Contrition requires a tone, as well as words.
So what can be done for the future? We can’t expect Stuart to morph into Russell Martin and suddenly become a master of diplomacy. Indeed, maybe we shouldn’t want that: if it came at the expense of diluting his drive and passion, a softening of his rough edges wouldn’t necessarily be good for Norwich City.
Reflecting on his interview, Chris Goreham noted: “Webber, like David McNally before him, always makes me realise I wouldn’t last five minutes working in football”. It’s tough, and that’s what we need Stuart to be.
As Authentic Man, Stuart’s attitude tends to be “This is me – take it or leave it”. In fairness, I think there’s quite a lot we should be prepared to take.
Given the failures and question marks of the past year, though, I hope he wouldn’t be averse to some help to get his messages across in the most engaging and effective way.
That help could come from a much-maligned source.

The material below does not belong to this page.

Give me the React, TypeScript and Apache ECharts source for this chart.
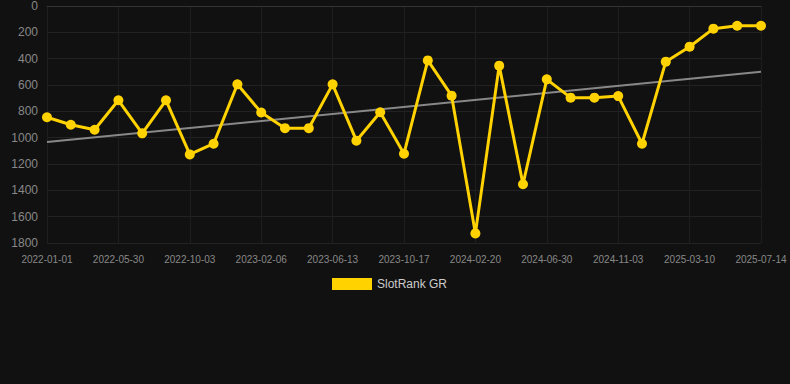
import React, { useEffect, useRef } from "react";
import * as echarts from "echarts";

const categories = [
  "2022-01-01", "2022-02-20", "2022-04-10", "2022-05-30", "2022-07-11", "2022-08-22",
  "2022-10-03", "2022-11-14", "2022-12-26", "2023-02-06", "2023-03-20", "2023-05-01",
  "2023-06-13", "2023-07-25", "2023-09-05", "2023-10-17", "2023-11-28", "2024-01-09",
  "2024-02-20", "2024-04-02", "2024-05-16", "2024-06-30", "2024-08-11", "2024-09-22",
  "2024-11-03", "2024-12-15", "2025-01-26", "2025-03-10", "2025-04-21", "2025-06-02",
  "2025-07-14",
];

const rankValues = [
  845, 902, 940, 716, 967, 716, 1127, 1046, 595, 809, 928, 928, 595, 1023, 807, 1122,
  413, 681, 1727, 453, 1354, 557, 696, 696, 684, 1046, 423, 309, 172, 150, 150,
];

const trendStart = 1033;
const trendEnd = 500;

const yTicks = { min: 0, max: 1800, interval: 200 };

export default function App() {
  const ref = useRef<HTMLDivElement>(null);

  useEffect(() => {
    if (!ref.current) return;
    const chart = echarts.init(ref.current, undefined, { renderer: "svg" });
    const trendData = categories.map((_, i) =>
      i === 0 ? trendStart : i === categories.length - 1 ? trendEnd : null
    );
    chart.setOption({
      animation: false,
      backgroundColor: "#111111",
      grid: { left: 47, right: 29, top: 6, bottom: 141, containLabel: false },
      legend: {
        data: ["SlotRank GR"],
        top: 273,
        left: 327,
        icon: "rect",
        itemWidth: 40,
        itemHeight: 12,
        itemGap: 10,
        textStyle: { color: "#cccccc", fontSize: 12, fontFamily: "Arial, Liberation Sans, sans-serif" },
      },
      xAxis: {
        type: "category",
        data: categories,
        boundaryGap: false,
        axisLine: { lineStyle: { color: "#333333" } },
        axisTick: { show: false },
        axisLabel: {
          interval: 2,
          color: "#888888",
          fontSize: 10,
          margin: 11,
          fontFamily: "Arial, Liberation Sans, sans-serif",
        },
        splitLine: { show: true, interval: 2, lineStyle: { color: "#1e1e1e" } },
      },
      yAxis: {
        type: "value",
        inverse: true,
        min: yTicks.min,
        max: yTicks.max,
        interval: yTicks.interval,
        axisLine: { show: false },
        axisTick: { show: false },
        axisLabel: {
          color: "#888888",
          fontSize: 12,
          margin: 9,
          formatter: (v: number) => String(v),
          fontFamily: "Arial, Liberation Sans, sans-serif",
        },
        splitLine: { lineStyle: { color: "#222222" } },
      },
      series: [
        {
          name: "SlotRank GR",
          type: "line",
          data: rankValues,
          symbol: "circle",
          symbolSize: 10,
          itemStyle: { color: "#FFD200" },
          lineStyle: { color: "#FFD200", width: 3 },
          z: 3,
        },
        {
          name: "Trend",
          type: "line",
          data: trendData,
          connectNulls: true,
          symbol: "none",
          lineStyle: { color: "#888888", width: 2 },
          itemStyle: { color: "#888888" },
          z: 2,
        },
      ],
    });
    return () => chart.dispose();
  }, []);

  return (
    <div
      ref={ref}
      style={{ position: "fixed", left: 0, top: 0, width: 790, height: 384 }}
    />
  );
}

Communications advisers – I’d better declare an interest, having been one – tend to be associated spin and gloss. And with some reason.
If they’re worth their salt, though, they have a more positive function: helping clients to understand their audiences and communicate in a relevant way, making valid points effectively and avoiding unnecessary offence.
I could dwell on communications (body language is worth an article in its own right). But let’s remember there’s something of greater importance here. Stuart believes he can meet the challenge of this summer and – together with David Wagner – turn the tide and bring fresh success to City.
He also knows it’s make-or-break – he’ll be judged, definitively, on next season.
He should have no complaints about it, and he won’t. For all his faults, Authentic Man doesn’t seek credit that he hasn’t earned.